Japanese PMI surveys point to modest GDP rise in third quarter
Japan's economy looks set to avoid a renewed recession as PMI data suggest the economy has rebounded after shrinking in the second quarter.
Gross domestic product fell 1.7% in the three months to June as spending was hit after a rise in the country's sales tax from 5% to 8% on 1 April. However, PMI survey data, which had also signalled a contraction of business activity in second quarter, have since indicated a return to growth so far in the third quarter. The all-sector PMI" rose to 50.8 in August, up from 50.2 in July, signalling the fastest rate of growth since March and a second successive month of rising activity.
However, at 50.8, the relative weakness of the PMI compared with late last year nevertheless means the economic recovery remains fragile. Policy makers will therefore be concerned that the economy will be susceptible to a further weakening if the further increase in the sales tax to 10% in October 2015 goes ahead without additional measures being taken to offset the fiscal tightening.
Of particular concern is that the improvement signalled by the PMI in August was limited to the manufacturing sector, which was in turn partly driven by export orders showing the largest monthly gain since January. The more domestically-focused services sector, on the other hand, suffered a marginal contraction of business activity in August, having eked out a marginal expansion for the first time in four months in July.
Inflation upturn could be short lived
A key aim of Abenomics is to boost inflation, which is proving successful. Consumer prices rose in July at an annual rate of 3.4%, down from a recent peak of 3.7% in May, but when compared with rates in other major countries, including the 0.3%, 1.6% and 2.0 rates seen in the Eurozone, UK and US respectively, the authorities can claim some success on this front.

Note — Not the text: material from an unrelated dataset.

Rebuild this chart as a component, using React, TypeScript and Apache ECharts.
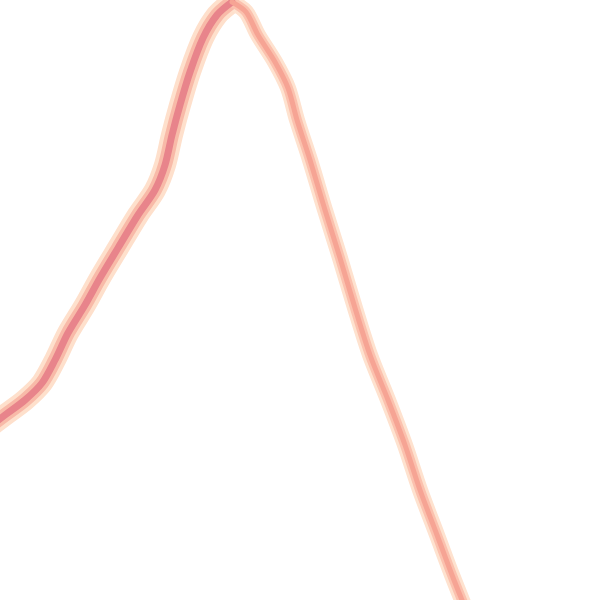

However, although the PMI surveys showed input costs continuing to rise in both manufacturing and services in August, data on selling prices were more muted, suggesting month on month price inflation has started to ease since the immediate impact of the sales tax rise as companies compete on prices to win back customers. Prices charged by goods producers in fact fell slightly in August and rates levied for services rose to the smallest extent since March.
The authorities will want to see both the rate of economic growth and underlying price pressures revive to a greater extent than being currently signalled by the PMI surveys before being comfortable with their economic policy stance.